Municipal association calls for Nunavut telecom watchdog
NAM marks internet access, violence-prevention as priorities

Nunavut Association of Municipalities president and Cambridge Bay Mayor Jeannie Ehaloak, right, takes questions from mayors at the Baffin Mayors’ Forum in Iqaluit, March 17, with executive director Madeleine D’Argencourt. (PHOTO BY PETER VARGA)
The Nunavut Association of Municipalities is calling for a Nunavut-specific Canadian Radio-television and Telecommunications Commissioner to keep the territory’s high costs of internet access in line with the Northwest Territories and Yukon.
Jeannie Ehaloak, the president of NAM and mayor of Cambridge Bay, told fellow mayors at the Baffin Mayors’ Forum March 17 in Iqaluit that she’s pushing for lower Nunavut internet rates with the help of the Federation of Canadian Municipalities.
The CRTC said March 4 that telecommunications provider Northwestel must lower its rates for specific residential internet services in Yukon and the Northwest Territories.

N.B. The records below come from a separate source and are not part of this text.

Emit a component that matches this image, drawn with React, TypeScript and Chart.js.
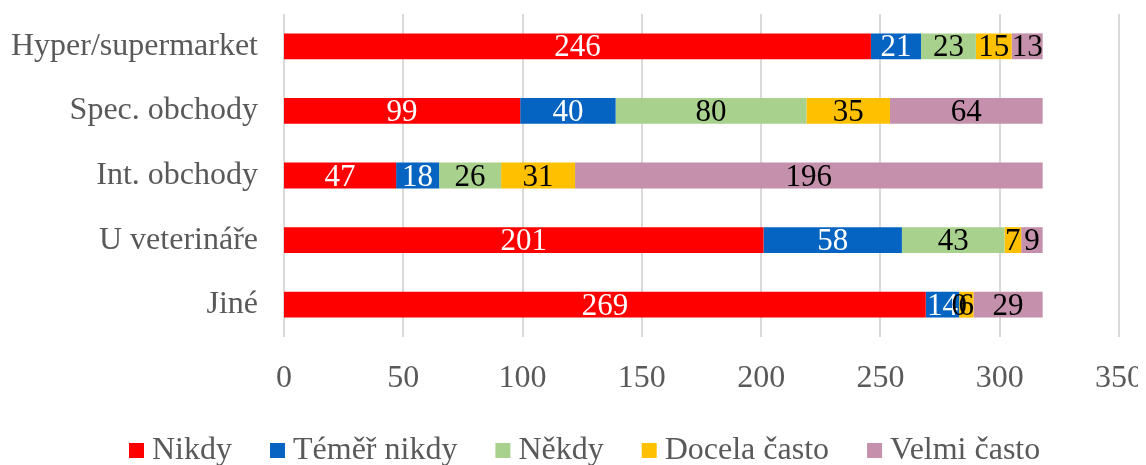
import React, { useEffect, useRef } from "react";
import { Chart, registerables } from "chart.js";

Chart.register(...registerables);

const categories = ["Hyper/supermarket", "Spec. obchody", "Int. obchody", "U veterináře", "Jiné"];
const seriesNames = ["Nikdy", "Téměř nikdy", "Někdy", "Docela často", "Velmi často"];
const nikdy = [246, 99, 47, 201, 269];
const temerNikdy = [21, 40, 18, 58, 14];
const nekdy = [23, 80, 26, 43, 0];
const docelaCasto = [15, 35, 31, 7, 6];
const velmiCasto = [13, 64, 196, 9, 29];
const xTicks = [0, 50, 100, 150, 200, 250, 300, 350];

const colors = ["#FF0000", "#0563C1", "#A9D18E", "#FFC000", "#C490AC"];
const labelColors = ["#FFFFFF", "#FFFFFF", "#000000", "#000000", "#000000"];

const FONT = "'Liberation Serif', 'Times New Roman', serif";
const TEXT_GREY = "#595959";

const gridLines = {
  id: "gridLines",
  beforeDatasetsDraw(chart: any) {
    const ctx = chart.ctx;
    const xs = chart.scales.x;
    const area = chart.chartArea;
    ctx.save();
    ctx.strokeStyle = "#D9D9D9";
    ctx.lineWidth = 2;
    xTicks.forEach((v) => {
      const px = Math.round(xs.getPixelForValue(v));
      ctx.beginPath();
      ctx.moveTo(px, area.top);
      ctx.lineTo(px, area.bottom);
      ctx.stroke();
    });
    ctx.restore();
  },
};

const valueLabels = {
  id: "valueLabels",
  afterDatasetsDraw(chart: any) {
    const ctx = chart.ctx;
    ctx.save();
    ctx.font = `31px ${FONT}`;
    ctx.textAlign = "center";
    ctx.textBaseline = "middle";
    chart.data.datasets.forEach((ds: any, di: number) => {
      const meta = chart.getDatasetMeta(di);
      meta.data.forEach((el: any, i: number) => {
        const v = ds.data[i];
        const cx = (el.x + el.base) / 2;
        ctx.fillStyle = labelColors[di];
        ctx.fillText(String(v), cx, el.y + 2);
      });
    });
    ctx.restore();
  },
};

const customLegend = {
  id: "customLegend",
  afterDraw(chart: any) {
    const ctx = chart.ctx;
    ctx.save();
    ctx.font = `32px ${FONT}`;
    ctx.textBaseline = "alphabetic";
    ctx.textAlign = "left";
    let x = 121;
    const boxTop = 435;
    const baseline = 451;
    chart.data.datasets.forEach((ds: any, di: number) => {
      ctx.fillStyle = colors[di];
      ctx.fillRect(x, boxTop, 15, 15);
      x += 15 + 8;
      ctx.fillStyle = TEXT_GREY;
      ctx.fillText(ds.label, x, baseline);
      x += ctx.measureText(ds.label).width + 38;
    });
    ctx.restore();
  },
};

export default function App() {
  const ref = useRef<HTMLCanvasElement | null>(null);
  useEffect(() => {
    document.body.style.overflow = "hidden";
    if (!ref.current) return;
    const data = [nikdy, temerNikdy, nekdy, docelaCasto, velmiCasto];
    const chart = new Chart(ref.current, {
      type: "bar",
      data: {
        labels: categories,
        datasets: seriesNames.map((name, i) => ({
          label: name,
          data: data[i],
          backgroundColor: colors[i],
          borderWidth: 0,
          categoryPercentage: 1,
          barPercentage: 0.4,
        })),
      },
      options: {
        indexAxis: "y",
        animation: false,
        responsive: false,
        maintainAspectRatio: false,
        layout: { padding: { top: 6, right: 27, left: 0, bottom: 0 } },
        scales: {
          x: {
            stacked: true,
            min: 0,
            max: 350,
            afterBuildTicks(scale: any) {
              scale.ticks = xTicks.map((v) => ({ value: v }));
            },
            afterFit(scale: any) {
              scale.height = 128;
              scale.paddingRight = 27;
              scale.paddingLeft = 0;
            },
            ticks: {
              font: { family: FONT, size: 32 },
              color: TEXT_GREY,
              padding: 22,
              maxRotation: 0,
            },
            grid: { display: false, drawTicks: false },
            border: { display: false },
          },
          y: {
            stacked: true,
            afterFit(scale: any) {
              scale.width = 276;
              scale.paddingTop = 0;
              scale.paddingBottom = 0;
            },
            ticks: {
              font: { family: FONT, size: 32 },
              color: TEXT_GREY,
              padding: 26,
            },
            grid: { display: false, drawTicks: false },
            border: { display: false },
          },
        },
        plugins: {
          legend: { display: false },
          tooltip: { enabled: false },
        },
      },
      plugins: [gridLines, valueLabels, customLegend],
    });
    return () => chart.destroy();
  }, []);
  return (
    <div style={{ width: 1138, height: 457 }}>
      <canvas ref={ref} width={1138} height={457} style={{ display: "block" }} />
    </div>
  );
}
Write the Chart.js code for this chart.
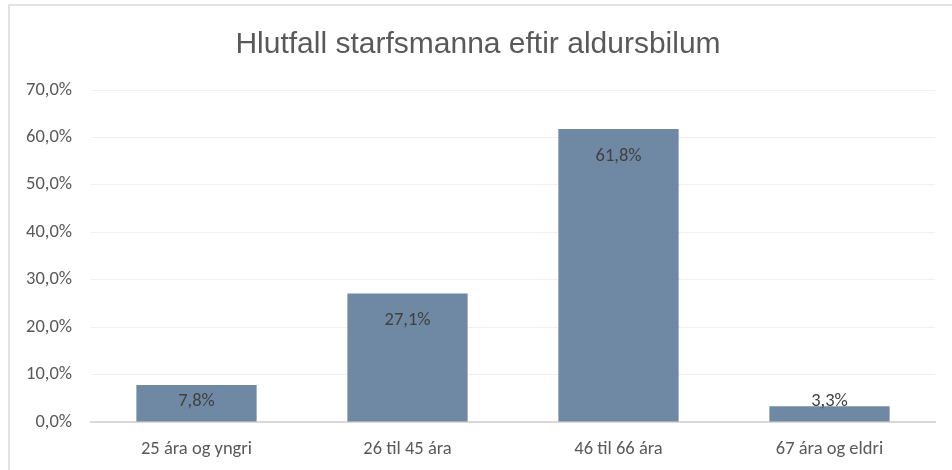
<!DOCTYPE html>
<html>
<head>
<meta charset="utf-8">
<script src="https://cdn.jsdelivr.net/npm/chart.js@4"></script>
<style>
  html, body { margin: 0; padding: 0; background: #fff; overflow: hidden; }
  #frame {
    position: absolute; left: 8px; top: 4px;
    width: 980px; height: 500px;
    border: 2px solid #e3e3e3;
  }
  #wrap { position: absolute; left: 0; top: 0; width: 952px; height: 470px; }
</style>
</head>
<body>
<div id="frame"></div>
<div id="wrap"><canvas id="aldur"></canvas></div>
<script>
  const chartTitle = 'Hlutfall starfsmanna eftir aldursbilum';
  const categories = ['25 ára og yngri', '26 til 45 ára', '46 til 66 ára', '67 ára og eldri'];
  const hlutfall = [7.8, 27.1, 61.8, 3.3];
  const yTicks = [0, 10, 20, 30, 40, 50, 60, 70];

  const fmt = v => v.toFixed(1).replace('.', ',') + '%';
  const bodyFont = "Carlito, Lato, 'Open Sans', sans-serif";
  const bodySize = 18.5;

  // title is centred on the whole frame, not just the plot
  const frameTitle = {
    id: 'frameTitle',
    afterDraw(chart) {
      const { ctx } = chart;
      ctx.save();
      ctx.font = "30px 'Liberation Sans', Arial, sans-serif";
      ctx.fillStyle = '#595959';
      ctx.textAlign = 'center';
      ctx.textBaseline = 'middle';
      ctx.fillText(chartTitle, 478, 45);
      ctx.restore();
    }
  };

  // labels sit inside the top of each bar, pushed up for short bars
  const barLabels = {
    id: 'barLabels',
    afterDatasetsDraw(chart) {
      const { ctx } = chart;
      const meta = chart.getDatasetMeta(0);
      const base = chart.scales.y.getPixelForValue(0);
      ctx.save();
      ctx.font = bodySize + 'px ' + bodyFont;
      ctx.fillStyle = '#404040';
      ctx.textAlign = 'center';
      ctx.textBaseline = 'middle';
      meta.data.forEach((bar, i) => {
        const y = Math.min(bar.y + 27, base - 21);
        ctx.fillText(fmt(hlutfall[i]), bar.x, y);
      });
      ctx.restore();
    }
  };

  new Chart('aldur', {
    type: 'bar',
    data: {
      labels: categories,
      datasets: [{
        data: hlutfall,
        backgroundColor: '#6f89a4',
        borderWidth: 0,
        categoryPercentage: 1,
        barPercentage: 0.57
      }]
    },
    options: {
      responsive: true,
      maintainAspectRatio: false,
      animation: false,
      layout: { padding: { left: 0, right: 17, top: 90, bottom: 0 } },
      plugins: {
        legend: { display: false },
        tooltip: { enabled: false },
        title: { display: false }
      },
      scales: {
        x: {
          afterFit(scale) { scale.height = 48; },
          grid: { display: false, drawTicks: false },
          border: { color: '#d9d9d9', width: 2 },
          ticks: { color: '#595959', font: { family: bodyFont, size: bodySize }, padding: 16 }
        },
        y: {
          min: 0,
          max: 70,
          afterFit(scale) { scale.width = 91; },
          afterBuildTicks(scale) { scale.ticks = yTicks.map(v => ({ value: v })); },
          grid: { color: '#f0f0f0', lineWidth: 1, drawTicks: false },
          border: { display: false },
          ticks: {
            color: '#595959',
            font: { family: bodyFont, size: bodySize },
            padding: 19,
            callback: v => fmt(v)
          }
        }
      }
    },
    plugins: [barLabels, frameTitle]
  });
</script>
</body>
</html>
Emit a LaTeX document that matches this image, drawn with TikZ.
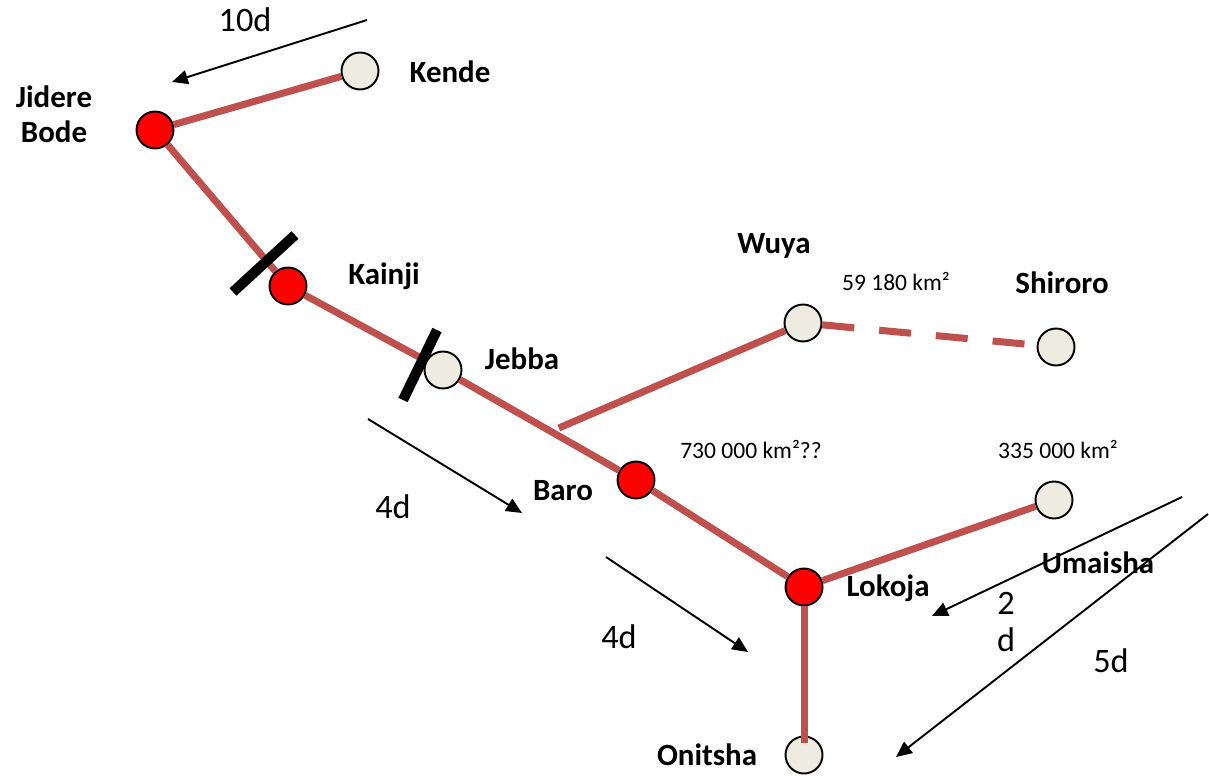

But that directive doesn’t apply to Nunavut, where internet access is provided through satellite.
“This digital divide highlights the need for a CRTC commissioner of Nunavut,” she said in a presentation to Baffin mayors. “The territory, to date, has been on the wrong side of an ever-widening digital gap which we feel can be bridged.”
Ehaloak described the need for improved internet access as one of her association’s priorities on the national stage, which NAM is advancing with of the Federation of Canadian Municipalities.
The mayor of Cambridge Bay is also chair of the FCM’s Northern and Remote Forum.
The NAM is using the forum “to ensure our priorities in the North are advocated at a national level,” she said.
Another one the association’s national priorities is to curb violence against women, Ehaloak said.
“Nunavut has already taken a giant step in recognizing how violence affects all our communities by renaming a street Angel Street, which was led by the City of Iqaluit,” she said.
The initiative led municipalities across Canada to rename streets, squares and bridges “Angel,” in recognition of female victims of violence and lend moral support to women’s shelters.
“This is a project that should not remain still, especially in Nunavut where it began,” Ehaloak said. Her own community of Cambridge Bay is set to rename one of its streets on National Aboriginal Day, June 21, she added.
“I would ask that all Baffin mayors join me in this initiative and consider renaming one of your own streets ‘Angel Street,’” she said.